Not one token at a time. This is the real decode of a single AIME 2026 problem, captured step‑by‑step from vLLM's diffusion sampler: 8 blocks of 256 tokens, each denoised in parallel over a handful of steps, then committed at once — arriving at the correct answer 277. Every token and number below is byte‑exact from the captured trajectory.
One AIME answer, 1884 tokens. An autoregressive model emits it in 1884 sequential forward passes (one per token). DiffusionGemma used 69 decode forward passes total — ~27.3× fewer — because each pass refines a whole 256‑token block at once. (Each diffusion pass is heavier: 256 positions, bidirectional attention.
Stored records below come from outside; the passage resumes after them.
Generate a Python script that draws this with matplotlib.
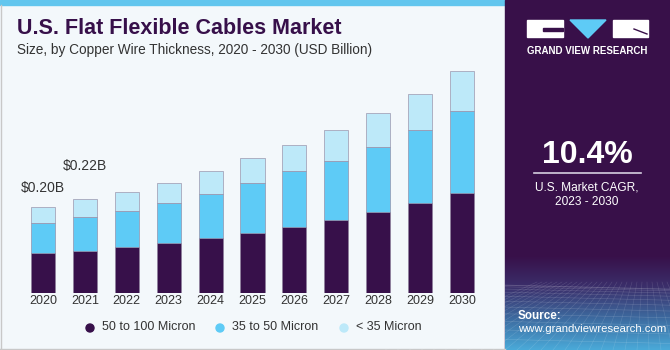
import numpy as np
import matplotlib.pyplot as plt
from matplotlib.patches import Rectangle, Polygon, Circle
from matplotlib.colors import LinearSegmentedColormap

years = ['2020', '2021', '2022', '2023', '2024', '2025', '2026', '2027', '2028', '2029', '2030']
micron_50_100 = [0.093, 0.098, 0.107, 0.116, 0.128, 0.140, 0.154, 0.170, 0.188, 0.209, 0.233]
micron_35_50 = [0.070, 0.079, 0.084, 0.093, 0.102, 0.116, 0.130, 0.137, 0.151, 0.170, 0.191]
micron_lt_35 = [0.037, 0.042, 0.044, 0.047, 0.053, 0.058, 0.060, 0.072, 0.079, 0.084, 0.093]
series_names = ['50 to 100 Micron', '35 to 50 Micron', '< 35 Micron']
colors = ['#37104a', '#5ecbf6', '#bde9f9']
labels = {0: '$0.20B', 1: '$0.22B'}

plt.rcParams['font.family'] = ['Liberation Sans', 'DejaVu Sans']

W, H = 670, 350
fig = plt.figure(figsize=(W / 100, H / 100), dpi=100)

# background layer in pixel coordinates (y downward)
bg = fig.add_axes([0, 0, 1, 1], zorder=0)
bg.set_xlim(0, W)
bg.set_ylim(H, 0)
bg.axis('off')
bg.add_patch(Rectangle((0, 0), 505, H, color='#f3f8fb'))
bg.add_patch(Rectangle((0, 0), 505, 5, color='#62c6ee'))
bg.plot([0.5, 0.5], [5, H], color='#c8c8c8', lw=1)
bg.plot([0, 505], [H - 1, H - 1], color='#c8c8c8', lw=1)

# right panel
bg.add_patch(Rectangle((505, 0), W - 505, H, color='#381049'))
grad = np.linspace(0, 1, 100)[:, None]
cmap = LinearSegmentedColormap.from_list('p', ['#381049', '#3b2f6b', '#3d6a9f', '#4aa9d8'])
bg.imshow(grad, extent=(505, W, 350, 255), cmap=cmap, aspect='auto', zorder=1, origin='upper')
for k in range(12):
    yy = 285 + k * k * 0.45
    bg.plot([505, W], [yy, yy + 4], color='white', lw=0.4, alpha=0.18, zorder=2)
for k in range(-10, 22):
    bg.plot([505 + k * 12, 587 + k * 5], [H, 282], color='white', lw=0.4, alpha=0.15, zorder=2)

# logo
bg.add_patch(Rectangle((527, 20), 36, 17, color='white', zorder=3))
bg.add_patch(Rectangle((543, 28), 20, 3, color='#381049', zorder=4))
bg.add_patch(Polygon([[570, 20], [606, 20], [588, 38]], closed=True, color='#5ecbf6', zorder=3))
bg.add_patch(Rectangle((613, 20), 35, 17, color='white', zorder=3))
bg.plot([634, 647], [29, 34], color='#381049', lw=1, zorder=4)
bg.text(587, 51, 'GRAND VIEW RESEARCH', color='white', fontsize=7, fontweight='bold',
        ha='center', va='center', zorder=3)

bg.text(587, 155, '10.4%', color='white', fontsize=23, fontweight='bold',
        ha='center', va='center', zorder=3)
bg.plot([534, 641], [173, 173], color='#d6cfe0', lw=1.2, zorder=3)
bg.text(587, 188, 'U.S. Market CAGR,', color='white', fontsize=8.6, ha='center', va='center', zorder=3)
bg.text(587, 202, '2023 - 2030', color='white', fontsize=8.6, ha='center', va='center', zorder=3)
bg.text(518, 316, 'Source:', color='white', fontsize=8.4, fontweight='bold', ha='left', va='center', zorder=3)
bg.text(518, 329, 'www.grandviewresearch.com', color='white', fontsize=8.2, ha='left', va='center', zorder=3)

# titles
bg.text(17, 28, 'U.S. Flat Flexible Cables Market', color='#37104a', fontsize=15.5,
        fontweight='bold', ha='left', va='center')
bg.text(17, 50, 'Size, by Copper Wire Thickness, 2020 - 2030 (USD Billion)', color='#333333',
        fontsize=9.8, ha='left', va='center')

# bar chart axes
px = 41.9
x0 = -43 / px
ax = fig.add_axes([0, 57 / H, 505 / W, 230 / H], zorder=1)
ax.set_xlim(x0, x0 + 505 / px)
ax.set_ylim(0, 230 * 0.002326)
ax.axis('off')
ax.patch.set_alpha(0)

x = np.arange(len(years))
bottom = np.zeros(len(years))
for vals, c in zip([micron_50_100, micron_35_50, micron_lt_35], colors):
    ax.bar(x, vals, 0.573, bottom=bottom, color=c, edgecolor='#8c7f9a', linewidth=0.4)
    bottom += np.array(vals)

label_offsets = {0: 14, 1: 24}
for i, t in labels.items():
    ax.annotate(t, (x[i], bottom[i]), xytext=(0, label_offsets[i]), textcoords='offset points',
                ha='center', va='center', fontsize=10, color='#333333')

for i, y in enumerate(years):
    ax.text(x[i], -0.005, y, ha='center', va='top', fontsize=9, color='#333333')

# legend
leg_x = [90, 220, 344]
for lx, name, c in zip(leg_x, series_names, colors):
    bg.add_patch(Circle((lx, 328), 4, color=c, zorder=3))
    bg.text(lx + 12, 327.5, name, fontsize=9, color='#333333', ha='left', va='center', zorder=3)

fig.savefig('out.png', dpi=100)
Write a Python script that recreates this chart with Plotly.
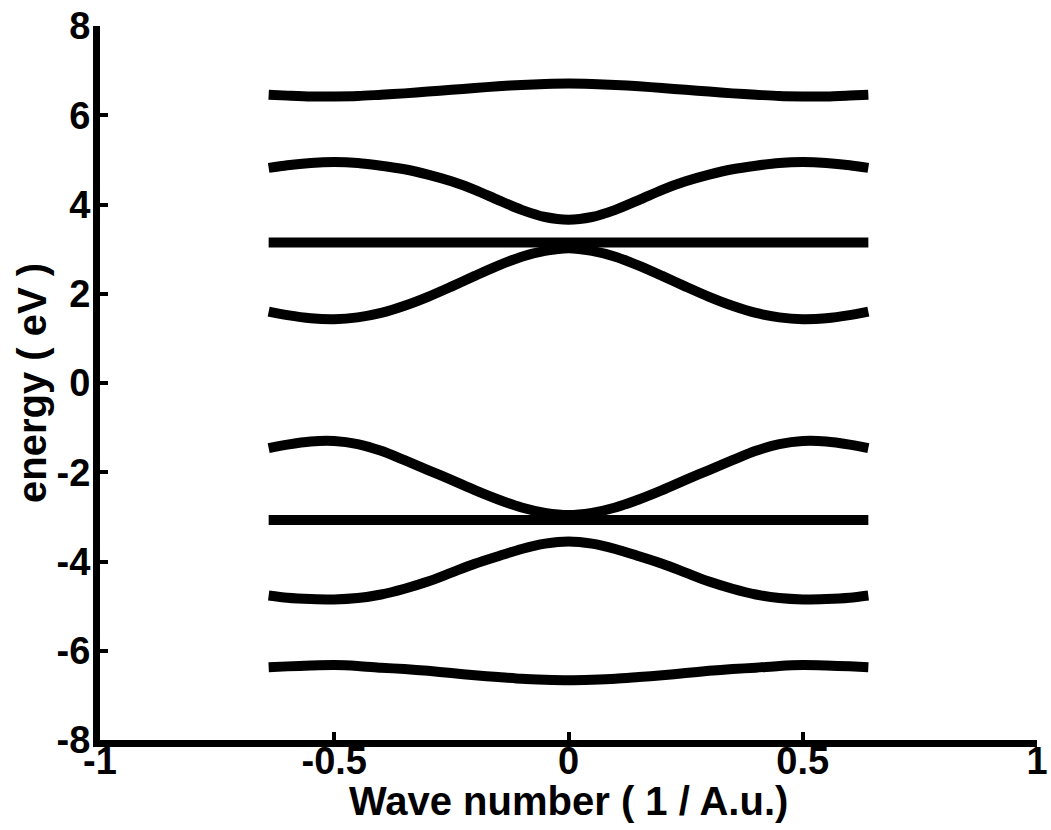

The net is Google's reported ~4× wall‑clock speedup.)
Pick a block and scrub the denoising steps. Each token is coloured by its predictive
entropy — green = confident/settled,
red = still noisy. Block 1 starts from pure noise
(newlines & <eos>) and resolves into "Let $v_P$ be the speed of Patrick…" within a step or two.
Mean per‑position entropy per denoise step, for the selected block (bright) against all others (faint). It falls from near‑uniform (~7 nats) to ~0 — the collapse is the stopping rule.
The selected block's final tokens, coloured by which denoise step they locked in. If this were autoregressive, colour would increase strictly left‑to‑right. Instead late‑settling tokens are scattered — the model revises the whole canvas in parallel.
Denoise steps per block. The model spends adaptive compute — some blocks converge in 4, others need 9.
The committed output of all 8 blocks, reproducing the pilot's problem‑1 result: 277 = gold 277 ✓ (temperature 0, int8 weight‑only).